_Written task_. Print exactly the lines that run from the line containing "Convert this chart to matplotlib code." to the line containing "plt.rcParams['font.family'] = ['Liberation", both included, and nothing else; pictures stay out.

_Provided data_.

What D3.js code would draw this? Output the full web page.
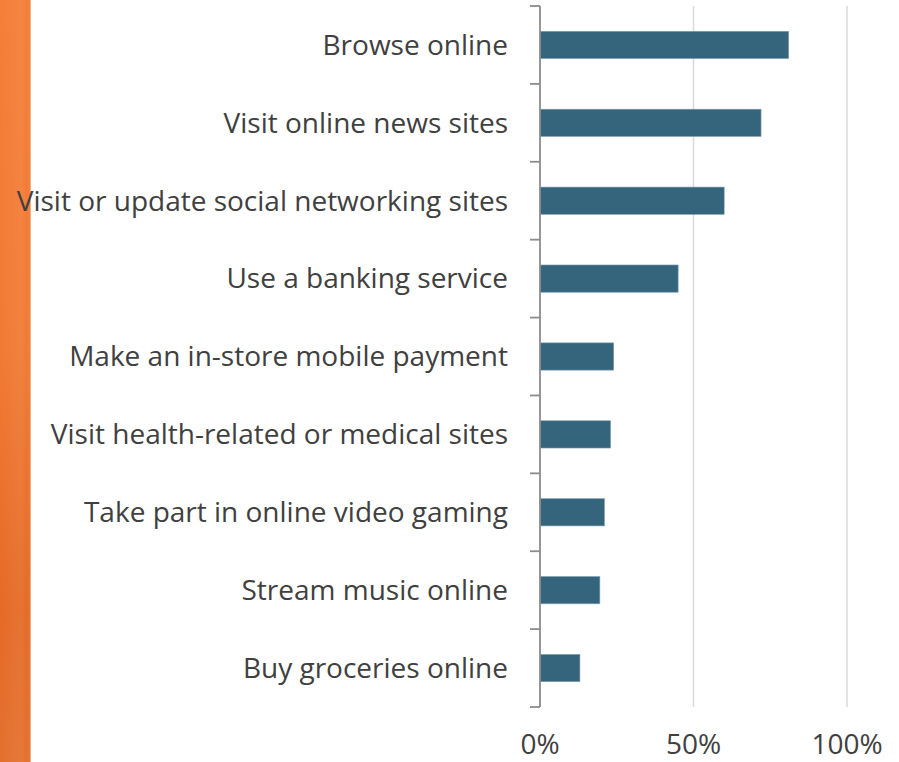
<!DOCTYPE html>
<html>
<head>
<meta charset="utf-8">
<script src="https://cdn.jsdelivr.net/npm/d3@7"></script>
<style>
  html, body { margin: 0; padding: 0; background: #ffffff; }
  svg { display: block; }
  text { font-family: "Open Sans", "Noto Sans", sans-serif; fill: #404040; }
</style>
</head>
<body>
<script>
// Share of respondents doing each activity on their phone (%)
const activities = [
  "Browse online",
  "Visit online news sites",
  "Visit or update social networking sites",
  "Use a banking service",
  "Make an in-store mobile payment",
  "Visit health-related or medical sites",
  "Take part in online video gaming",
  "Stream music online",
  "Buy groceries online"
];
const shares = [81, 72, 60, 45, 24, 23, 21, 19.5, 13];
const tickValues = [0, 50, 100];
const tickLabels = ["0%", "50%", "100%"];

const width = 899, height = 762;
const svg = d3.select("body").append("svg")
  .attr("width", width).attr("height", height);

// Decorative orange band along the left edge
const defs = svg.append("defs");
const grad = defs.append("linearGradient").attr("id", "band")
  .attr("x1", 0).attr("y1", 0).attr("x2", 0).attr("y2", 1);
grad.append("stop").attr("offset", "0%").attr("stop-color", "#f47e37");
grad.append("stop").attr("offset", "45%").attr("stop-color", "#f17a33");
grad.append("stop").attr("offset", "80%").attr("stop-color", "#e56a26");
grad.append("stop").attr("offset", "100%").attr("stop-color", "#e4702e");
const gradH = defs.append("linearGradient").attr("id", "bandEdge")
  .attr("x1", 0).attr("y1", 0).attr("x2", 1).attr("y2", 0);
gradH.append("stop").attr("offset", "0%").attr("stop-color", "#ffffff").attr("stop-opacity", 0);
gradH.append("stop").attr("offset", "70%").attr("stop-color", "#ffffff").attr("stop-opacity", 0.06);
gradH.append("stop").attr("offset", "90%").attr("stop-color", "#ffffff").attr("stop-opacity", 0);
gradH.append("stop").attr("offset", "100%").attr("stop-color", "#c85414").attr("stop-opacity", 0.25);

svg.append("rect").attr("x", 0).attr("y", 0).attr("width", 30.5).attr("height", height)
  .attr("fill", "url(#band)");
svg.append("rect").attr("x", 0).attr("y", 0).attr("width", 30.5).attr("height", height)
  .attr("fill", "url(#bandEdge)");

// Plot extent
const plotTop = 6, plotBottom = 707;

// Scales
const x = d3.scaleLinear().domain([0, 100]).range([540, 847]);
const y = d3.scaleBand().domain(activities).range([plotTop, plotBottom]).paddingInner(0.65).paddingOuter(0.325);
const yEdges = d3.scaleBand().domain(activities).range([plotTop, plotBottom]).padding(0);

// Vertical gridlines
svg.append("g").selectAll("line")
  .data(tickValues.filter(v => v > 0))
  .join("line")
  .attr("x1", d => x(d)).attr("x2", d => x(d))
  .attr("y1", plotTop).attr("y2", plotBottom)
  .attr("stroke", "#d9d9d9").attr("stroke-width", 1.5);

// Bars
svg.append("g").selectAll("rect")
  .data(activities.map((a, i) => ({ a, v: shares[i] })))
  .join("rect")
  .attr("x", x(0))
  .attr("y", d => y(d.a))
  .attr("width", d => x(d.v) - x(0))
  .attr("height", y.bandwidth())
  .attr("fill", "#35657c")
  .attr("stroke", "#7f9fb0").attr("stroke-width", 0.6);

// Category axis: line with outward ticks at band boundaries
const axisG = svg.append("g");
axisG.append("line")
  .attr("x1", x(0)).attr("x2", x(0))
  .attr("y1", plotTop).attr("y2", plotBottom)
  .attr("stroke", "#8c8c8c").attr("stroke-width", 1.8);
const edges = activities.map(a => yEdges(a)).concat([plotBottom]);
axisG.selectAll("line.tick")
  .data(edges)
  .join("line").attr("class", "tick")
  .attr("x1", x(0) - 10).attr("x2", x(0))
  .attr("y1", d => d).attr("y2", d => d)
  .attr("stroke", "#8c8c8c").attr("stroke-width", 1.8);

// Category labels
svg.append("g").selectAll("text")
  .data(activities)
  .join("text")
  .attr("x", 508)
  .attr("y", d => y(d) + y.bandwidth() / 2)
  .attr("dy", "0.35em")
  .attr("text-anchor", "end")
  .attr("font-size", 28)
  .text(d => d);

// Value axis labels
svg.append("g").selectAll("text")
  .data(tickValues)
  .join("text")
  .attr("x", d => x(d))
  .attr("y", 754)
  .attr("text-anchor", "middle")
  .attr("font-size", 28)
  .text((d, i) => tickLabels[i]);
</script>
</body>
</html>
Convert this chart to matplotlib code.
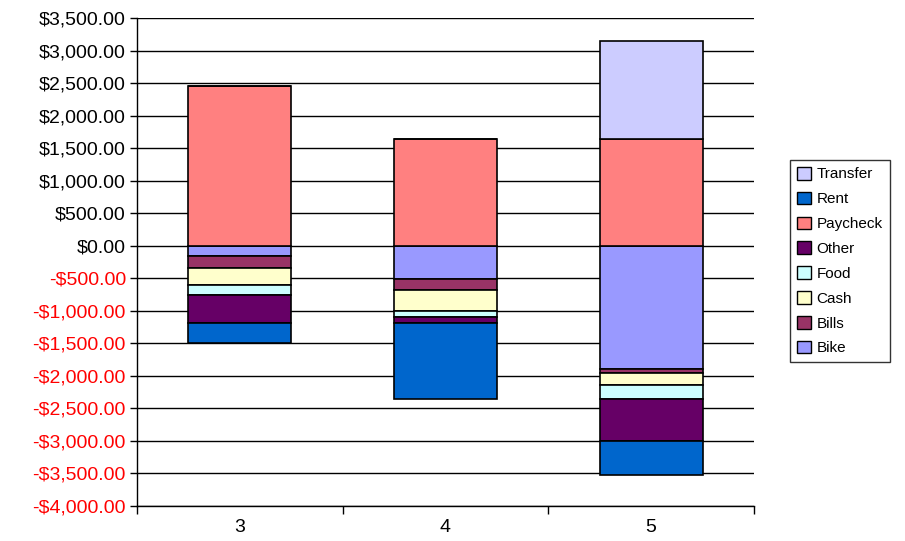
import matplotlib
matplotlib.use("Agg")
import matplotlib.pyplot as plt
import numpy as np
from matplotlib.ticker import FuncFormatter, MultipleLocator
from matplotlib.patches import Patch

plt.rcParams['font.family'] = ['Liberation Sans', 'DejaVu Sans']

categories = ["3", "4", "5"]
series_names = ["Bike", "Bills", "Cash", "Food", "Other", "Paycheck", "Rent", "Transfer"]
bike = [-154, -513, -1897]
bills = [-189, -169, -62]
cash = [-257, -318, -185]
food = [-154, -97, -215]
other = [-435, -98, -636]
paycheck = [2450, 1640, 1640]
rent = [-308, -1164, -533]
transfer = [0, 0, 1500]
colors = ["#9999FF", "#993366", "#FFFFCC", "#CCFFFF", "#660066", "#FF8080", "#0066CC", "#CCCCFF"]

series = [bike, bills, cash, food, other, paycheck, rent, transfer]

fig = plt.figure(figsize=(9.05, 5.41), dpi=100)
ax = fig.add_axes([137/905, 1-506/541, (754-137)/905, (506-18)/541])

x = np.arange(len(categories))
pos_base = np.zeros(len(categories))
neg_base = np.zeros(len(categories))
for vals, col in zip(series, colors):
    v = np.array(vals, dtype=float)
    bottoms = np.where(v >= 0, pos_base, neg_base)
    ax.bar(x, v, width=0.5, bottom=bottoms, color=col, edgecolor="black", linewidth=1.2, zorder=3)
    pos_base = pos_base + np.where(v > 0, v, 0)
    neg_base = neg_base + np.where(v < 0, v, 0)

ax.set_xlim(-0.5, len(categories) - 0.5)
ax.set_ylim(-4000, 3500)
ax.yaxis.set_major_locator(MultipleLocator(500))
ax.grid(axis="y", color="black", linewidth=1, zorder=0)

def fmt(v, pos):
    if v < 0:
        return "-${:,.2f}".format(-v)
    return "${:,.2f}".format(v)
ax.yaxis.set_major_formatter(FuncFormatter(fmt))
ax.tick_params(axis="y", labelsize=14, length=5, width=1, direction="out", pad=3)
fig.canvas.draw()
for lab, val in zip(ax.get_yticklabels(), ax.get_yticks()):
    lab.set_color("red" if val < 0 else "black")

ax.set_xticks(x)
ax.set_xticklabels(categories, fontsize=14)
ax.set_xticks(np.arange(-0.5, len(categories)), minor=True)
ax.tick_params(axis="x", which="major", length=0, pad=9)
ax.tick_params(axis="x", which="minor", length=6, width=1, direction="out")

for s in ["top", "right"]:
    ax.spines[s].set_visible(False)
ax.spines["left"].set_linewidth(1)
ax.spines["bottom"].set_linewidth(1)

handles = [Patch(facecolor=c, edgecolor="black", label=n) for n, c in zip(series_names, colors)]
handles = handles[::-1]
leg = fig.legend(handles=handles, loc="upper left", bbox_to_anchor=(790/905, 1-160/541),
                 frameon=True, fancybox=False, edgecolor="black", fontsize=11,
                 handlelength=0.9, handleheight=0.9, handletextpad=0.4, labelspacing=0.67,
                 borderpad=0.45, borderaxespad=0)
leg.get_frame().set_linewidth(1)

fig.savefig("out.png", dpi=100)
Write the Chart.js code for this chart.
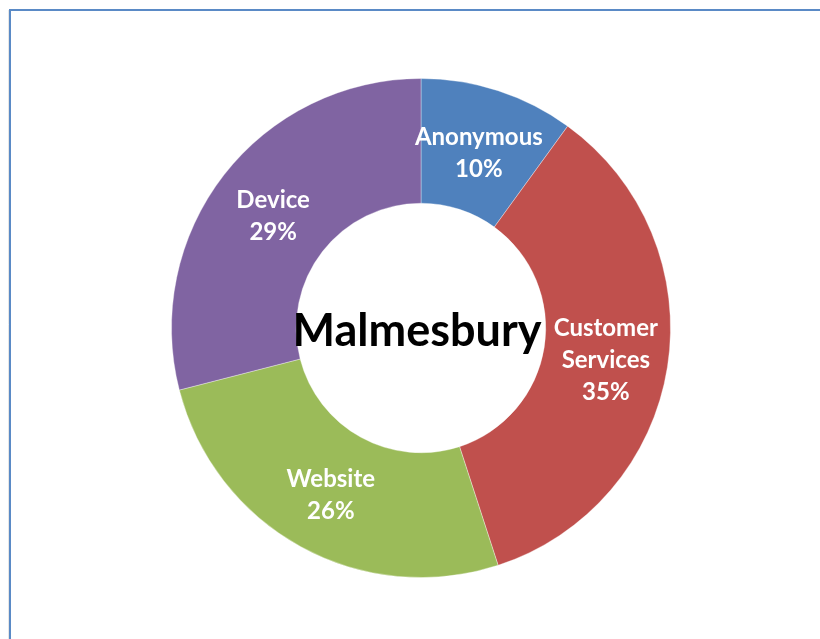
<!DOCTYPE html>
<html>
<head>
<meta charset="utf-8">
<script src="https://cdn.jsdelivr.net/npm/chart.js@4.4.0/dist/chart.umd.min.js"></script>
<style>
  html, body { margin: 0; padding: 0; background: #ffffff; overflow: hidden; }
  #wrap { position: absolute; left: 0; top: 0; width: 820px; height: 639px; }
</style>
</head>
<body>
<div id="wrap"><canvas id="c" width="820" height="639"></canvas></div>
<script>
const title = "Malmesbury";
const categories = ["Anonymous", "Customer Services", "Website", "Device"];
const labelLines = [["Anonymous"], ["Customer", "Services"], ["Website"], ["Device"]];
const values = [10, 35, 26, 29];
const colors = ["#4F81BD", "#C0504D", "#9BBB59", "#8064A2"];

const framePlugin = {
  id: 'frame',
  beforeDraw(chart) {
    const ctx = chart.ctx;
    ctx.save();
    ctx.fillStyle = '#ffffff';
    ctx.fillRect(0, 0, chart.width, chart.height);
    ctx.strokeStyle = '#e6e6e6';
    ctx.lineWidth = 1;
    ctx.beginPath();
    ctx.moveTo(8.5, 10); ctx.lineTo(8.5, chart.height);
    ctx.stroke();
    ctx.strokeStyle = '#5A8AC6';
    ctx.lineWidth = 2;
    ctx.beginPath();
    ctx.moveTo(10, chart.height + 5);
    ctx.lineTo(10, 10);
    ctx.lineTo(chart.width + 5, 10);
    ctx.stroke();
    ctx.restore();
  }
};

const labelPlugin = {
  id: 'sliceLabels',
  afterDatasetsDraw(chart) {
    const ctx = chart.ctx;
    const meta = chart.getDatasetMeta(0);
    const total = values.reduce((a, b) => a + b, 0);
    ctx.save();
    ctx.textAlign = 'center';
    ctx.textBaseline = 'middle';
    ctx.fillStyle = '#ffffff';
    ctx.font = 'bold 24px Lato';
    meta.data.forEach((arc, i) => {
      const p = arc.tooltipPosition();
      const lines = labelLines[i].concat([Math.round(values[i] / total * 100) + '%']);
      const lh = 32;
      const y0 = p.y + 3 - (lines.length - 1) * lh / 2;
      lines.forEach((t, j) => ctx.fillText(t, p.x, y0 + j * lh));
    });
    // center title
    const a0 = meta.data[0];
    ctx.fillStyle = '#000000';
    ctx.font = 'bold 45px Lato';
    ctx.fillText(title, a0.x - 4, a0.y + 3);
    ctx.restore();
  }
};

new Chart(document.getElementById('c'), {
  type: 'doughnut',
  data: {
    labels: categories,
    datasets: [{
      data: values,
      backgroundColor: colors,
      borderColor: 'rgba(255,255,255,0.35)',
      borderWidth: 1
    }]
  },
  options: {
    responsive: false,
    animation: false,
    cutout: '50%',
    layout: { padding: { top: 78, bottom: 61, left: 100, right: 78 } },
    plugins: { legend: { display: false }, tooltip: { enabled: false } },
    events: []
  },
  plugins: [framePlugin, labelPlugin]
});
</script>
</body>
</html>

_Response for this exercise_.
Convert this chart to matplotlib code.
import matplotlib
matplotlib.use("Agg")
import matplotlib.pyplot as plt
import numpy as np
from matplotlib.ticker import FuncFormatter, MultipleLocator
from matplotlib.patches import Patch

plt.rcParams['font.family'] = ['Liberation Sans', 'DejaVu Sans']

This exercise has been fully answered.